Songs for the Elephant Man
Eligibility: Writers can submit two stories about outsiders, preferably with a tinge of weird, from 1000 to 7000 words. Reprints welcome.
Take Note: the call specifically mentions how outsiders often prove more sympathetic protagonists than the gatekeepers to the ‘inside,’ suggesting this is an important element to the editors.
Payment: 1p per word to a maximum of 50 Euros per story
Submit by: March 18th, 2019
Click here to go to the original call for details.
A Book to Inspire You:
The ‘Elephant Man’ the anthology is named after was a cruel nickname given to Joseph Merrick. Merrick was a scholarly, sensitive man who was exhibited in a circus show as a monster because of his physical deformities when he was young. His sad life continues to capture hearts in books, movies, and history.
Another creature deemed monstrous who has long captured the imagination of humanity is Frankenstein’s monster. Mary Shelley’s Frankenstein is the first ‘classic’ I read as a youth that I didn’t have to struggle through. I picked it up one wintry afternoon and didn’t put it down until I was finished. I followed Dr. Frankenstein’s descent into mad science as he dug up bodies, collected amniotic fluid from birthing mothers, and set up his lightning rods to capture lightning. Dr. Frankenstein may have been the protagonist of the story, but he was the stuff of nightmares.
The monster, on the other hand, I loved. I wept for him, bled for him, and I steeled myself when he made his first kill. I wanted to get inside the book and undo that scene, rewrite it, change it, do something to save the monster from himself. That’s where Shelley’s genius shone.
Of course, I couldn’t crawl inside the book and save the monster, or protect any of the innocents from what was coming next in the story’s terrible climax. In case you haven’t read Frankenstein yet, I won’t spoil it. It is a classic worth the title, and a thrill ride of its own merit. More importantly to our topic, Frankenstein hits on the elements mentioned in the anthology’s call – wherein the outsider garners more sympathy from the reader than the gatekeeper, in this case, Dr. Frankenstein himself.

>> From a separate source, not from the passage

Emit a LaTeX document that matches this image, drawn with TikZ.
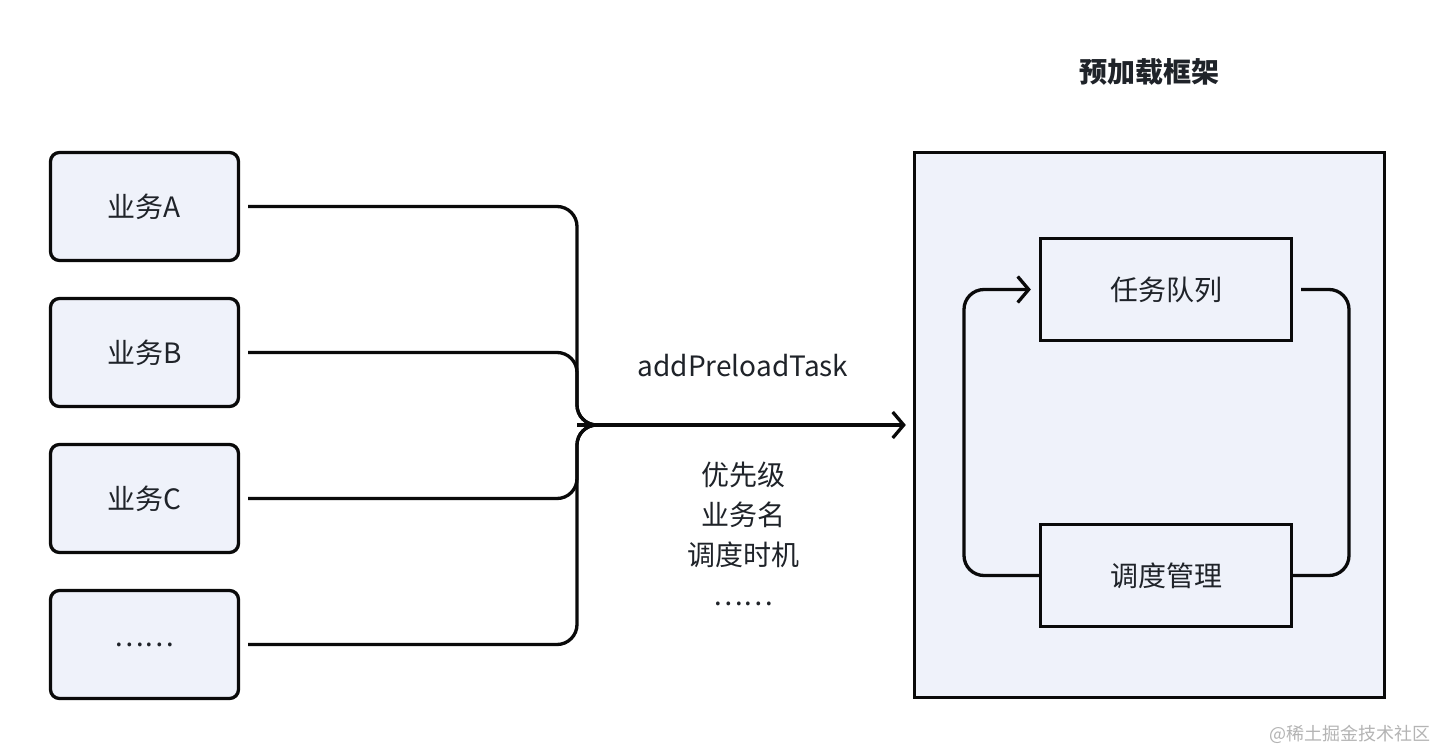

Another element worth studying is how the Doctor’s motivations are equally strong in opposition to the monster’s.
Writerly Links of the Week
Mythcreants posted an article arguing against ‘Cheap Descriptions of Bullying’ which may offer a few suggestions to anyone writing for the above call too.
The New Yorker posted a head-shaking exposee of best-selling author Dan Mallory/A. J. Finn early last week that has every layperson suddenly interested in the high-stakes, deceptive world of… publishing?
I should reread Frankenstein, it’s been ages since I fell into that book.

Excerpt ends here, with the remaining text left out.